Task description:
Produce nothing but an exact copy of the lines from the one containing "Reproduce this chart with matplotlib." through the one containing "32, 50, 50]", and do not carry over pictures.

Records for the task:
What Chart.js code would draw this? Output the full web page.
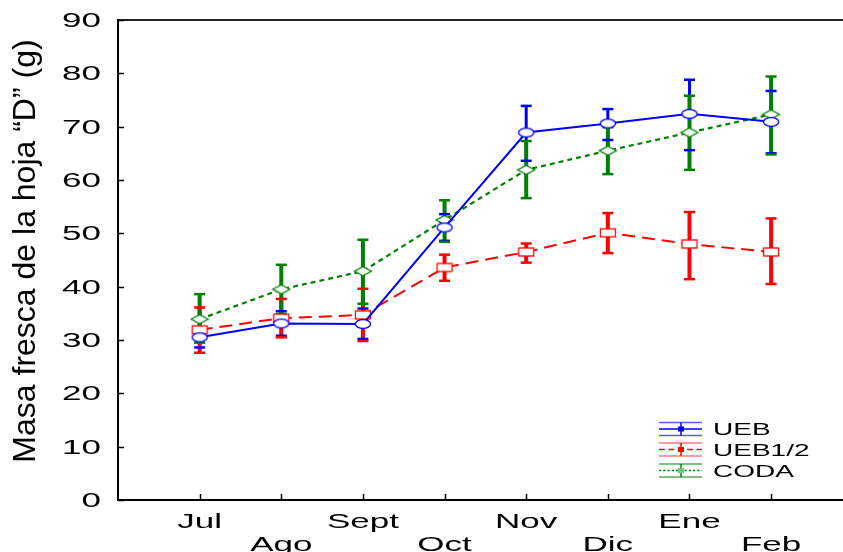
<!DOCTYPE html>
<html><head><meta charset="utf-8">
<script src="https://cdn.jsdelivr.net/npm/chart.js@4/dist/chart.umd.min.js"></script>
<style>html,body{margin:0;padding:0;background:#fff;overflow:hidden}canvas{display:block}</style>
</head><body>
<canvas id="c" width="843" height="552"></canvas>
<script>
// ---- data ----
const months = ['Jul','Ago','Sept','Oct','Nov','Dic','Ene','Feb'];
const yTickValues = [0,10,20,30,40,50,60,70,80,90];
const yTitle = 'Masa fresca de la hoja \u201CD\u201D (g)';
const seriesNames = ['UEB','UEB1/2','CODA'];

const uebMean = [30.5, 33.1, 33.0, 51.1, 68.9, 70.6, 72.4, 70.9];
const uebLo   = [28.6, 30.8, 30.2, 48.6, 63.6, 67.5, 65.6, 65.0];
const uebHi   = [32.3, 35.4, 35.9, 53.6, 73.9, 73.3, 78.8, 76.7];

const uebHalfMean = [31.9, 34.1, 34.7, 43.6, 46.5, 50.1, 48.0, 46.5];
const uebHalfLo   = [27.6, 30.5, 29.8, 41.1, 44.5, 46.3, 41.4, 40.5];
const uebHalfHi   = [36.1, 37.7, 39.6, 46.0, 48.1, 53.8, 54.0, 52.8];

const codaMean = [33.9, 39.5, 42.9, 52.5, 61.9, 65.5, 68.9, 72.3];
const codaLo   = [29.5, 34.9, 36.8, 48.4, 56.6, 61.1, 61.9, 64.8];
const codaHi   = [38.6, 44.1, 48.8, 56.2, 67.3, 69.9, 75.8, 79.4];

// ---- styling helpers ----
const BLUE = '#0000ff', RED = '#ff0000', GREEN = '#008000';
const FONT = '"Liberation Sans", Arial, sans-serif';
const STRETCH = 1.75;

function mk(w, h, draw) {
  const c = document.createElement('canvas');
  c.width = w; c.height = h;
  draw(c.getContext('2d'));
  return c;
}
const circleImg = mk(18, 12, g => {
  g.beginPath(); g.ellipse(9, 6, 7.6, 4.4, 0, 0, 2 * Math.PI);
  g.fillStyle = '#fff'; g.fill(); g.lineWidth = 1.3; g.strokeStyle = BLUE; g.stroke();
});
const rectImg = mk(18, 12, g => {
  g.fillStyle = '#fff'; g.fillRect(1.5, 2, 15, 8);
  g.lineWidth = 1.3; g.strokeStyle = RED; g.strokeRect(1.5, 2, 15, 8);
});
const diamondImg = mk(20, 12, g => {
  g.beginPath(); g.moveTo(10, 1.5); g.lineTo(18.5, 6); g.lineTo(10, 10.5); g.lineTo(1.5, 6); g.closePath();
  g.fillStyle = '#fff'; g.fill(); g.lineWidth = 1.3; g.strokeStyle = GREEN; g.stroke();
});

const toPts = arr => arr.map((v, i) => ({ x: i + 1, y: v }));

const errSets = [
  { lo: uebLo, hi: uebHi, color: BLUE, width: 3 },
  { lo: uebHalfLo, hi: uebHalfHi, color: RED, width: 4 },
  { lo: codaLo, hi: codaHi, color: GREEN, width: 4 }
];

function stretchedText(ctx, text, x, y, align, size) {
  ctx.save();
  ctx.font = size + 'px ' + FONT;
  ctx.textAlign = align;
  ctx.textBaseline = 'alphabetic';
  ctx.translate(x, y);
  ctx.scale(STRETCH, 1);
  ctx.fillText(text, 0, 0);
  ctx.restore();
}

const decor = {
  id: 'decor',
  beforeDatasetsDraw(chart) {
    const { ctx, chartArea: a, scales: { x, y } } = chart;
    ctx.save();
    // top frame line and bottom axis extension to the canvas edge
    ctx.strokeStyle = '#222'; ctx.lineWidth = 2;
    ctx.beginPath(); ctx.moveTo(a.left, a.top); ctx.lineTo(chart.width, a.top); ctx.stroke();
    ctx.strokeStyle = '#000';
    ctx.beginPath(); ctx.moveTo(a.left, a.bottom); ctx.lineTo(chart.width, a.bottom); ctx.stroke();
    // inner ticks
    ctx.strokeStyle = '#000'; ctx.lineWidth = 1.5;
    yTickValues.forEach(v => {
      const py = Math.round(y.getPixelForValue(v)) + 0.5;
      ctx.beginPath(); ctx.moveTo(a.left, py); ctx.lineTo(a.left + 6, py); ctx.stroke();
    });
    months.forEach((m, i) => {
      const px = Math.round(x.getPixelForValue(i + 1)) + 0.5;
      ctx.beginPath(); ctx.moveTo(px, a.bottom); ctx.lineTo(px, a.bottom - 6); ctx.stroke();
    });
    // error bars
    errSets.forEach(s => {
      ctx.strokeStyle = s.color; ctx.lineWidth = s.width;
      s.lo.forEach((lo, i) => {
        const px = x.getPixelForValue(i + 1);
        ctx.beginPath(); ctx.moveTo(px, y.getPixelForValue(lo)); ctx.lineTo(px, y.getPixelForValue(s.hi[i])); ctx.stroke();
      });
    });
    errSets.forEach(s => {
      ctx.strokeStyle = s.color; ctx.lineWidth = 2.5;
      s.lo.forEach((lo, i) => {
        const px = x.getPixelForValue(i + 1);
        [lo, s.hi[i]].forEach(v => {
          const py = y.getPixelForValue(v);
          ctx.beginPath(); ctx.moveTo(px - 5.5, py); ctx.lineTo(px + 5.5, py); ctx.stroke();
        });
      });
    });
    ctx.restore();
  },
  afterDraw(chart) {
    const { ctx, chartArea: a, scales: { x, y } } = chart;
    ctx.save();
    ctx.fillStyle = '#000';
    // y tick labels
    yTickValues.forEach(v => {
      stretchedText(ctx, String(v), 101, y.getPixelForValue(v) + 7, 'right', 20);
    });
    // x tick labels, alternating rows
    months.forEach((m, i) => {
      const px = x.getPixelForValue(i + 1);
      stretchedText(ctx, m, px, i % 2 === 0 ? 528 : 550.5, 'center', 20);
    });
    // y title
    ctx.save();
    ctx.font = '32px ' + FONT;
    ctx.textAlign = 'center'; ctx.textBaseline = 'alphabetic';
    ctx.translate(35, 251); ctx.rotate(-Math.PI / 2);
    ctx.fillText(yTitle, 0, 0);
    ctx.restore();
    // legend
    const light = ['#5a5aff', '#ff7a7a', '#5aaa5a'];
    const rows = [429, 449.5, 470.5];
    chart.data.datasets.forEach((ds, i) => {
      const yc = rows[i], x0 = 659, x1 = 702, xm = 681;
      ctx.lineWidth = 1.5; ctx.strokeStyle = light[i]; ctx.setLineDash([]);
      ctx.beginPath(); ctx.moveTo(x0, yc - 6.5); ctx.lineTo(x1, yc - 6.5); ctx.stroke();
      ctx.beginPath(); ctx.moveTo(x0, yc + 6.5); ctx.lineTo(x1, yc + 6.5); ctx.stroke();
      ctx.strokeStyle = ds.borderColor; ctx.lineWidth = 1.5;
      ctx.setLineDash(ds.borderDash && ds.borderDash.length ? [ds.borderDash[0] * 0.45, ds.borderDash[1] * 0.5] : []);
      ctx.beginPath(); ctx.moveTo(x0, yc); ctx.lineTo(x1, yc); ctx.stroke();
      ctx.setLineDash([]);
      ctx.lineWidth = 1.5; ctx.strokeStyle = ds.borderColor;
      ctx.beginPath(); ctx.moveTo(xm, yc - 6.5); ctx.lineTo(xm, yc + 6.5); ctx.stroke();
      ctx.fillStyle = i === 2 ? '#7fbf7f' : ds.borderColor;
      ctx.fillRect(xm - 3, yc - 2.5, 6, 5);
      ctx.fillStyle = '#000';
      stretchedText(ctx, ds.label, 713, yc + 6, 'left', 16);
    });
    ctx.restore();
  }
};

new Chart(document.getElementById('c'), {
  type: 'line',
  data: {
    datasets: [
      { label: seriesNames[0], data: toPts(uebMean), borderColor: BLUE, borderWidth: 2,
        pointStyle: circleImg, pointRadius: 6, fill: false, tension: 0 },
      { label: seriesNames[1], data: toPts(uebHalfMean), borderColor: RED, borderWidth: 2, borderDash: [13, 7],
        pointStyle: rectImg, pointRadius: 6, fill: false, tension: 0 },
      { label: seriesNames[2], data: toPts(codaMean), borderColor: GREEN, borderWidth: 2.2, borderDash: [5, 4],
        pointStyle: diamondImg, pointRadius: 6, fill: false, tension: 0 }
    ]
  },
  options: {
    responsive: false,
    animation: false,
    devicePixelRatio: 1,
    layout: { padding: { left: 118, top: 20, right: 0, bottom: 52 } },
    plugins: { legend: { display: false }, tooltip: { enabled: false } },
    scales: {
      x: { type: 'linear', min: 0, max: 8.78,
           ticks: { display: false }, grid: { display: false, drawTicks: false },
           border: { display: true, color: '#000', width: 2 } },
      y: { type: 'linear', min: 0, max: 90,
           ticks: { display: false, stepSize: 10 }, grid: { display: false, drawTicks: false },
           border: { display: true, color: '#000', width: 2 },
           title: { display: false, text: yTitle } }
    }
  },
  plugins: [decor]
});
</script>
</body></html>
---
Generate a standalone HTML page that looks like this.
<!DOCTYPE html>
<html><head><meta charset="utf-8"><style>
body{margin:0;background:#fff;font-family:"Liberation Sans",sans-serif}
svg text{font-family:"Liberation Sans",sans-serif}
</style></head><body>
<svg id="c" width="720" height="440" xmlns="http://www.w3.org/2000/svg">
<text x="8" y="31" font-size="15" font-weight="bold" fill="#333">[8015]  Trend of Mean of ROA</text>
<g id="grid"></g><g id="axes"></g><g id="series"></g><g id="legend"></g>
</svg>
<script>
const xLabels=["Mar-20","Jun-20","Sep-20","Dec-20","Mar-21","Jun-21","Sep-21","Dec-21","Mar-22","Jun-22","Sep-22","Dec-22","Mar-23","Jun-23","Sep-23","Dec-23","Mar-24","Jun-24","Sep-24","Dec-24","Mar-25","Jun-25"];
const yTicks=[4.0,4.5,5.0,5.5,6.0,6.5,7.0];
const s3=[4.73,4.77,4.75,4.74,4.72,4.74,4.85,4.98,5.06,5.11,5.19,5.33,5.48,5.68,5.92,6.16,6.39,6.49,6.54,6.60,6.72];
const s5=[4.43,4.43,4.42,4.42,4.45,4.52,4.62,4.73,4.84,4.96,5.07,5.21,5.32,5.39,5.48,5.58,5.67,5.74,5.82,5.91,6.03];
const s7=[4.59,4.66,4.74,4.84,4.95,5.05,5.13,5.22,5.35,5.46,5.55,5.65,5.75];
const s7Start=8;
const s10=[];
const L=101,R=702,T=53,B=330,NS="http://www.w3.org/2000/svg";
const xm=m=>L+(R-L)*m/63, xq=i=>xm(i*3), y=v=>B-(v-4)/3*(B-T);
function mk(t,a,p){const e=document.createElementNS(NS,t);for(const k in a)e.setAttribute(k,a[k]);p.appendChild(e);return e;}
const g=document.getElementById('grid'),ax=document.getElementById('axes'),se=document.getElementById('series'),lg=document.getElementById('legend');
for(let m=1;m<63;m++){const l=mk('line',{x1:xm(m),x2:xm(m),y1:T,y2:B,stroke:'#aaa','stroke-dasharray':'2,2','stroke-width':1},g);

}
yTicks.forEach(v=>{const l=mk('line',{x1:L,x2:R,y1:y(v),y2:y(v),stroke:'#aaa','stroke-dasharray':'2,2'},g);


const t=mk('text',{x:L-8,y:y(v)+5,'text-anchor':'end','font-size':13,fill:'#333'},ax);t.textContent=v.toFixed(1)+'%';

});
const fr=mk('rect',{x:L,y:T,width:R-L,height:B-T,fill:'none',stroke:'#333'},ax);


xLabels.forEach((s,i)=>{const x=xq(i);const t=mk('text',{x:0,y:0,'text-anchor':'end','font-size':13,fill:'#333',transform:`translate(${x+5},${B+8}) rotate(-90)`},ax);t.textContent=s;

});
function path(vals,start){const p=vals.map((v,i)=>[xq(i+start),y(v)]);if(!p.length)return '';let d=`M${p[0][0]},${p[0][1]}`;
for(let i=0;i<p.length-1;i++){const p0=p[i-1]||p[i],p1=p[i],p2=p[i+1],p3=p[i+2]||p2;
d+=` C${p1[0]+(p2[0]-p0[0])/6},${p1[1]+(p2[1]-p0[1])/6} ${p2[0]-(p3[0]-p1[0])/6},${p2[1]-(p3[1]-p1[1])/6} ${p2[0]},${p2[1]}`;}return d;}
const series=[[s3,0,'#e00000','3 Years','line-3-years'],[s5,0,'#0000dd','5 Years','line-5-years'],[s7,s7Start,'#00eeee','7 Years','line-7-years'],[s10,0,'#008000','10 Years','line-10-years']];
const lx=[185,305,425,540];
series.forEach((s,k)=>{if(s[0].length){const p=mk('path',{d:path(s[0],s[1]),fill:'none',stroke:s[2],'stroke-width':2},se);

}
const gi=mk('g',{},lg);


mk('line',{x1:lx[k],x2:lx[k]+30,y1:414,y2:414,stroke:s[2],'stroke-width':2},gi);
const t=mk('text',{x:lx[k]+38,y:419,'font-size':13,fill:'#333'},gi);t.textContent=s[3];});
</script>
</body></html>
---
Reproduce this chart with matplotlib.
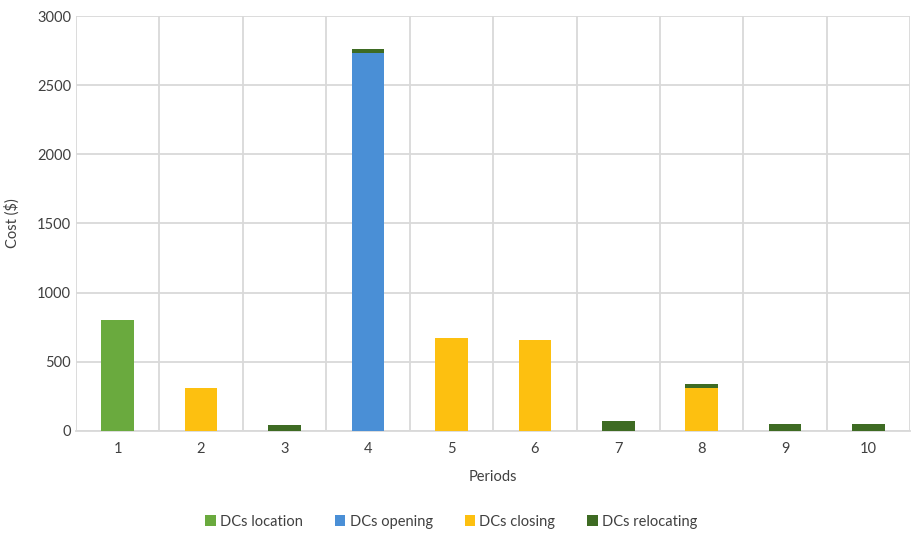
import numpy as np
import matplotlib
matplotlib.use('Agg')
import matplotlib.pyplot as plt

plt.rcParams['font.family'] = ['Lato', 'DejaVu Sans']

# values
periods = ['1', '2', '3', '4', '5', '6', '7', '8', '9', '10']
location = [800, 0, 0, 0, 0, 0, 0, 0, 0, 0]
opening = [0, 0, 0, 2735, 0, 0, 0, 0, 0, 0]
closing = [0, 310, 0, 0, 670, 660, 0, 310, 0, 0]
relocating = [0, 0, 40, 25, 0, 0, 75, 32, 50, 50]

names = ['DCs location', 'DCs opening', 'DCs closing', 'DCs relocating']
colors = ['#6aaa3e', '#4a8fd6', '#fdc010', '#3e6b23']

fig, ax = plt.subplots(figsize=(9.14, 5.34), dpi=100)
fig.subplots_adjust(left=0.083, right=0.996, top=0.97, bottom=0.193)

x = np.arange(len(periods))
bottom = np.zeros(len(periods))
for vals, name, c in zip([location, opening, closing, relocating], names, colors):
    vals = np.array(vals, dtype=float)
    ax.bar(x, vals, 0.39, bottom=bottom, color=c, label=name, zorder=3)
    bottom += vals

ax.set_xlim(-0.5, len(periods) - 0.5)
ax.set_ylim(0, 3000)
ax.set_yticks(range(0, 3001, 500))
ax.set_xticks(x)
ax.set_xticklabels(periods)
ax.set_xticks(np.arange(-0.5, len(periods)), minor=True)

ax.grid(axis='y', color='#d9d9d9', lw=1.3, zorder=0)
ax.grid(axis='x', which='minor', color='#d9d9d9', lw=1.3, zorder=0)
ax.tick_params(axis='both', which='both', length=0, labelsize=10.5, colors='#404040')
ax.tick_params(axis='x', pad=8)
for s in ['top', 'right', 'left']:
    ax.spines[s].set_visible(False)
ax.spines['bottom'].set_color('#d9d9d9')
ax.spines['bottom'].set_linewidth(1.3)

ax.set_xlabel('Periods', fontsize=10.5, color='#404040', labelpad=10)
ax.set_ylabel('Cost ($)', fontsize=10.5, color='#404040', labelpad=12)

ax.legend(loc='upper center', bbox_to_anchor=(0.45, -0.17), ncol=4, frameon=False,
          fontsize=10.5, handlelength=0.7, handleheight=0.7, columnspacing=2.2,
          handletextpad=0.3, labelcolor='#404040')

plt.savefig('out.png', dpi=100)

Written solution:
Reproduce this chart with matplotlib.
import numpy as np
import matplotlib
matplotlib.use('Agg')
import matplotlib.pyplot as plt

plt.rcParams['font.family'] = ['Lato', 'DejaVu Sans']

# values
periods = ['1', '2', '3', '4', '5', '6', '7', '8', '9', '10']
location = [800, 0, 0, 0, 0, 0, 0, 0, 0, 0]
opening = [0, 0, 0, 2735, 0, 0, 0, 0, 0, 0]
closing = [0, 310, 0, 0, 670, 660, 0, 310, 0, 0]
relocating = [0, 0, 40, 25, 0, 0, 75, 32, 50, 50]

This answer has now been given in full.